No images are to be carried over; print all other material exactly as it stands.

DATASET CONTENT ::
## start
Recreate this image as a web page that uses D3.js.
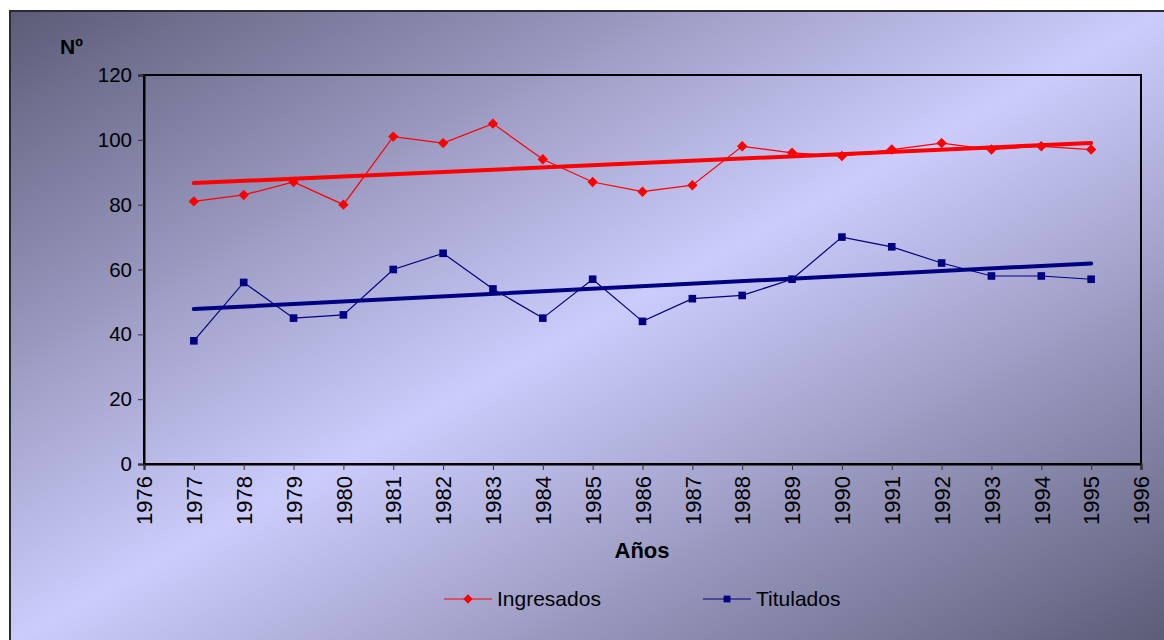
<!DOCTYPE html>
<html>
<head>
<meta charset="utf-8">
<script src="https://cdn.jsdelivr.net/npm/d3@7"></script>
<style>
  html, body { margin: 0; padding: 0; background: #ffffff; }
  svg { display: block; font-family: "Liberation Sans", Arial, sans-serif; }
</style>
</head>
<body>
<svg id="chart" width="1164" height="640"></svg>
<script>
// Student intake and graduates per year
const years = [1977, 1978, 1979, 1980, 1981, 1982, 1983, 1984, 1985, 1986,
               1987, 1988, 1989, 1990, 1991, 1992, 1993, 1994, 1995];
const ingresados = [81, 83, 87, 80, 101, 99, 105, 94, 87, 84,
                    86, 98, 96, 95, 97, 99, 97, 98, 97];
const titulados = [38, 56, 45, 46, 60, 65, 54, 45, 57, 44,
                   51, 52, 57, 70, 67, 62, 58, 58, 57];
const xTickYears = d3.range(1976, 1997);
const yTicks = [0, 20, 40, 60, 80, 100, 120];
const seriesNames = ["Ingresados", "Titulados"];

const W = 1164, H = 640;
const plot = { left: 144, right: 1141, top: 75, bottom: 464 };

const svg = d3.select("#chart");

// Background gradient of the chart frame
const defs = svg.append("defs");
const grad = defs.append("linearGradient")
  .attr("id", "bg")
  .attr("x1", 0).attr("y1", 0).attr("x2", 1).attr("y2", 1);
grad.append("stop").attr("offset", "0%").attr("stop-color", "#5c5c78");
grad.append("stop").attr("offset", "50%").attr("stop-color", "#ccccfc");
grad.append("stop").attr("offset", "100%").attr("stop-color", "#5c5c78");

svg.append("rect")
  .attr("x", 10).attr("y", 11)
  .attr("width", W - 10 + 2).attr("height", H - 11 + 2)
  .attr("fill", "url(#bg)")
  .attr("stroke", "#2b2b36").attr("stroke-width", 2);

const x = d3.scaleLinear().domain([1976, 1996]).range([plot.left, plot.right]);
const y = d3.scaleLinear().domain([0, 120]).range([plot.bottom, plot.top]);

// Plot area frame
svg.append("rect")
  .attr("x", plot.left).attr("y", plot.top)
  .attr("width", plot.right - plot.left).attr("height", plot.bottom - plot.top)
  .attr("fill", "none").attr("stroke", "#000").attr("stroke-width", 2);

// Y axis
const yAxis = d3.axisLeft(y).tickValues(yTicks).tickSize(6).tickPadding(6).tickFormat(d3.format("d"));
const gy = svg.append("g").attr("transform", `translate(${plot.left},0)`).call(yAxis);
gy.select(".domain").attr("stroke", "#000").attr("stroke-width", 2);
gy.selectAll(".tick line").attr("stroke", "#333");
gy.selectAll(".tick text").attr("font-size", 20.5).attr("fill", "#000")
  .attr("font-family", "Liberation Sans, Arial, sans-serif");

// X axis with vertical year labels
const xAxis = d3.axisBottom(x).tickValues(xTickYears).tickSize(6).tickFormat(d3.format("d"));
const gx = svg.append("g").attr("transform", `translate(0,${plot.bottom})`).call(xAxis);
gx.select(".domain").attr("stroke", "#000").attr("stroke-width", 2);
gx.selectAll(".tick line").attr("stroke", "#333");
gx.selectAll(".tick text")
  .attr("font-size", 22).attr("fill", "#000")
  .attr("font-family", "Liberation Sans, Arial, sans-serif")
  .attr("transform", "rotate(-90)")
  .attr("text-anchor", "end")
  .attr("x", -12).attr("y", 0).attr("dy", "0.35em");

// Axis titles
svg.append("text").attr("x", 60).attr("y", 54)
  .attr("font-size", 21).attr("font-weight", "bold").attr("fill", "#000")
  .text("Nº");
svg.append("text").attr("x", 642).attr("y", 558).attr("text-anchor", "middle")
  .attr("font-size", 22).attr("font-weight", "bold").attr("fill", "#000")
  .text("Años");

// Least-squares trend line for a series
function trend(vals) {
  const mx = d3.mean(years), my = d3.mean(vals);
  let sxy = 0, sxx = 0;
  years.forEach((yr, i) => { sxy += (yr - mx) * (vals[i] - my); sxx += (yr - mx) ** 2; });
  const b = sxy / sxx, a = my - b * mx;
  const first = years[0], last = years[years.length - 1];
  return [[first, a + b * first], [last, a + b * last]];
}

const line = d3.line().x(d => x(d[0])).y(d => y(d[1]));
const series = [
  { name: seriesNames[0], vals: ingresados, color: "#ff0000", marker: d3.symbolSquare, size: 54, rot: 45 },
  { name: seriesNames[1], vals: titulados, color: "#000080", marker: d3.symbolSquare, size: 58, rot: 0 }
];

series.forEach(s => {
  const pts = years.map((yr, i) => [yr, s.vals[i]]);
  svg.append("path").attr("d", line(pts))
    .attr("fill", "none").attr("stroke", s.color).attr("stroke-width", 1.2);
  svg.append("g").selectAll("path").data(pts).join("path")
    .attr("transform", d => `translate(${x(d[0])},${y(d[1])}) rotate(${s.rot})`)
    .attr("d", d3.symbol().type(s.marker).size(s.size))
    .attr("fill", s.color);
});

// Trend lines drawn above the series
series.forEach(s => {
  svg.append("path").attr("d", line(trend(s.vals)))
    .attr("fill", "none").attr("stroke", s.color).attr("stroke-width", 4)
    .attr("stroke-linecap", "round");
});

// Legend
const legendItems = [
  { s: series[0], x0: 444 },
  { s: series[1], x0: 703 }
];
const ly = 599;
legendItems.forEach(({ s, x0 }) => {
  const g = svg.append("g");
  g.append("line").attr("x1", x0).attr("x2", x0 + 48).attr("y1", ly).attr("y2", ly)
    .attr("stroke", s.color).attr("stroke-width", 1.2);
  g.append("path").attr("transform", `translate(${x0 + 24},${ly}) rotate(${s.rot})`)
    .attr("d", d3.symbol().type(s.marker).size(s.size * 0.8)).attr("fill", s.color);
  g.append("text").attr("x", x0 + 53).attr("y", ly).attr("dy", "0.35em")
    .attr("font-size", 21).attr("fill", "#000").text(s.name);
});
</script>
</body>
</html>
## end
SOLUTION FOR THIS PROBLEM ::
Recreate this image as a web page that uses D3.js.
<!DOCTYPE html>
<html>
<head>
<meta charset="utf-8">
<script src="https://cdn.jsdelivr.net/npm/d3@7"></script>
<style>
  html, body { margin: 0; padding: 0; background: #ffffff; }
  svg { display: block; font-family: "Liberation Sans", Arial, sans-serif; }
</style>
</head>
<body>
<svg id="chart" width="1164" height="640"></svg>
<script>
// Student intake and graduates per year
const years = [1977, 1978, 1979, 1980, 1981, 1982, 1983, 1984, 1985, 1986,
               1987, 1988, 1989, 1990, 1991, 1992, 1993, 1994, 1995];
const ingresados = [81, 83, 87, 80, 101, 99, 105, 94, 87, 84,
                    86, 98, 96, 95, 97, 99, 97, 98, 97];
const titulados = [38, 56, 45, 46, 60, 65, 54, 45, 57, 44,
                   51, 52, 57, 70, 67, 62, 58, 58, 57];
const xTickYears = d3.range(1976, 1997);
const yTicks = [0, 20, 40, 60, 80, 100, 120];
const seriesNames = ["Ingresados", "Titulados"];

const W = 1164, H = 640;
const plot = { left: 144, right: 1141, top: 75, bottom: 464 };

const svg = d3.select("#chart");

// Background gradient of the chart frame
const defs = svg.append("defs");
const grad = defs.append("linearGradient")
  .attr("id", "bg")
  .attr("x1", 0).attr("y1", 0).attr("x2", 1).attr("y2", 1);
grad.append("stop").attr("offset", "0%").attr("stop-color", "#5c5c78");
grad.append("stop").attr("offset", "50%").attr("stop-color", "#ccccfc");
grad.append("stop").attr("offset", "100%").attr("stop-color", "#5c5c78");

svg.append("rect")
  .attr("x", 10).attr("y", 11)
  .attr("width", W - 10 + 2).attr("height", H - 11 + 2)
  .attr("fill", "url(#bg)")
  .attr("stroke", "#2b2b36").attr("stroke-width", 2);

const x = d3.scaleLinear().domain([1976, 1996]).range([plot.left, plot.right]);
const y = d3.scaleLinear().domain([0, 120]).range([plot.bottom, plot.top]);

// Plot area frame
svg.append("rect")
  .attr("x", plot.left).attr("y", plot.top)
  .attr("width", plot.right - plot.left).attr("height", plot.bottom - plot.top)
  .attr("fill", "none").attr("stroke", "#000").attr("stroke-width", 2);

// Y axis
const yAxis = d3.axisLeft(y).tickValues(yTicks).tickSize(6).tickPadding(6).tickFormat(d3.format("d"));
const gy = svg.append("g").attr("transform", `translate(${plot.left},0)`).call(yAxis);
gy.select(".domain").attr("stroke", "#000").attr("stroke-width", 2);
gy.selectAll(".tick line").attr("stroke", "#333");
gy.selectAll(".tick text").attr("font-size", 20.5).attr("fill", "#000")
  .attr("font-family", "Liberation Sans, Arial, sans-serif");

// X axis with vertical year labels
const xAxis = d3.axisBottom(x).tickValues(xTickYears).tickSize(6).tickFormat(d3.format("d"));
const gx = svg.append("g").attr("transform", `translate(0,${plot.bottom})`).call(xAxis);
gx.select(".domain").attr("stroke", "#000").attr("stroke-width", 2);
gx.selectAll(".tick line").attr("stroke", "#333");
gx.selectAll(".tick text")
  .attr("font-size", 22).attr("fill", "#000")
  .attr("font-family", "Liberation Sans, Arial, sans-serif")
  .attr("transform", "rotate(-90)")
  .attr("text-anchor", "end")
  .attr("x", -12).attr("y", 0).attr("dy", "0.35em");

// Axis titles
svg.append("text").attr("x", 60).attr("y", 54)
  .attr("font-size", 21).attr("font-weight", "bold").attr("fill", "#000")
  .text("Nº");
svg.append("text").attr("x", 642).attr("y", 558).attr("text-anchor", "middle")
  .attr("font-size", 22).attr("font-weight", "bold").attr("fill", "#000")
  .text("Años");

// Least-squares trend line for a series
function trend(vals) {
  const mx = d3.mean(years), my = d3.mean(vals);
  let sxy = 0, sxx = 0;
  years.forEach((yr, i) => { sxy += (yr - mx) * (vals[i] - my); sxx += (yr - mx) ** 2; });
  const b = sxy / sxx, a = my - b * mx;
  const first = years[0], last = years[years.length - 1];
  return [[first, a + b * first], [last, a + b * last]];
}

const line = d3.line().x(d => x(d[0])).y(d => y(d[1]));
const series = [
  { name: seriesNames[0], vals: ingresados, color: "#ff0000", marker: d3.symbolSquare, size: 54, rot: 45 },
  { name: seriesNames[1], vals: titulados, color: "#000080", marker: d3.symbolSquare, size: 58, rot: 0 }
];

series.forEach(s => {
  const pts = years.map((yr, i) => [yr, s.vals[i]]);
  svg.append("path").attr("d", line(pts))
    .attr("fill", "none").attr("stroke", s.color).attr("stroke-width", 1.2);
  svg.append("g").selectAll("path").data(pts).join("path")
    .attr("transform", d => `translate(${x(d[0])},${y(d[1])}) rotate(${s.rot})`)
    .attr("d", d3.symbol().type(s.marker).size(s.size))
    .attr("fill", s.color);
});

// Trend lines drawn above the series
series.forEach(s => {
  svg.append("path").attr("d", line(trend(s.vals)))
    .attr("fill", "none").attr("stroke", s.color).attr("stroke-width", 4)
    .attr("stroke-linecap", "round");
});

// Legend
const legendItems = [
  { s: series[0], x0: 444 },
  { s: series[1], x0: 703 }
];
const ly = 599;
legendItems.forEach(({ s, x0 }) => {
  const g = svg.append("g");
  g.append("line").attr("x1", x0).attr("x2", x0 + 48).attr("y1", ly).attr("y2", ly)
    .attr("stroke", s.color).attr("stroke-width", 1.2);
  g.append("path").attr("transform", `translate(${x0 + 24},${ly}) rotate(${s.rot})`)
    .attr("d", d3.symbol().type(s.marker).size(s.size * 0.8)).attr("fill", s.color);
  g.append("text").attr("x", x0 + 53).attr("y", ly).attr("dy", "0.35em")
    .attr("font-size", 21).attr("fill", "#000").text(s.name);
});
</script>
</body>
</html>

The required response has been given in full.